Wir trafen uns pünktlich am Schiff und setzten nach Korfu über. Unsere Zeit in Albanien war vorbei. Ursprünglich hatten wir vor, zwei oder drei Tage mehr in Albanien zu verbringen – in Durrës, Vlorë und Sarandë jeweils eine Nacht. Wir gaben diesen Plan auf, um am Ende zumindest drei Tage auf Korfu zu verbringen. Es gibt kaum etwas Schlimmeres, als bei einem Törn auf den letzten Drücker am Zielort anzukommen. Einen Abend in einer albanischen Hafenmetropole hätten wir gleichwohl gerne erlebt – Vlorë oder besonders Sarandë wären dafür infrage gekommen.
In diesem Land haben wir ausschließlich gastfreundliche Menschen erlebt – vielleicht sogar die hilfsbereitesten und freundlichsten, die ich je getroffen habe. Das Land selbst ist auf „Yachtis“ überhaupt nicht ausgerichtet – das war uns bewusst. Seglerinnen und Segler alter Schule dürften damit kein Problem haben. Wer hingegen Komfort erwartet und die Nasszellen seiner Yacht meidet, sollte Albanien besser fernbleiben.

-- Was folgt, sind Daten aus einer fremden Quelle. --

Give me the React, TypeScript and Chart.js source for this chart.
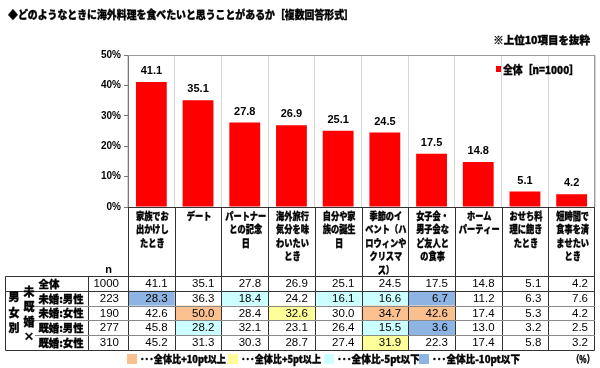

Wer aus Griechenland kommend die Möglichkeit hat, mit einer Yacht Albanien zu besuchen, sollte das unbedingt tun. Ihr seid größtenteils allein unterwegs – wenn nicht gerade die Küstenwache anklopft. Der Abschnitt Vlorë bis Sarandë ist absolut empfehlenswert. In Vlorë gibt es zudem eine Marina, die wir jedoch nicht aufsuchten. Sie soll etwas schwer zu manövrieren sein.
Den Küstenabschnitt von Montenegro bis Vlorë können wir nicht empfehlen. Die langen Abschnitte sind völlig schutzlos, flach – und zugemüllt.
Es war gleichwohl eine tolle und sehr interessante Erfahrung. Sollten wir diese Etappe jedoch noch einmal fahren, würden wir von Kroatien kommend über Italien fahren und erst in Vlorë ansetzen. An dieser Stelle nochmals besten Dank an Christian Winkler und seinen Törnbericht über Albanien – er hat uns wirklich weitergeholfen. Wer ihn für seinen Törn braucht, kann sich gerne an ihn wenden.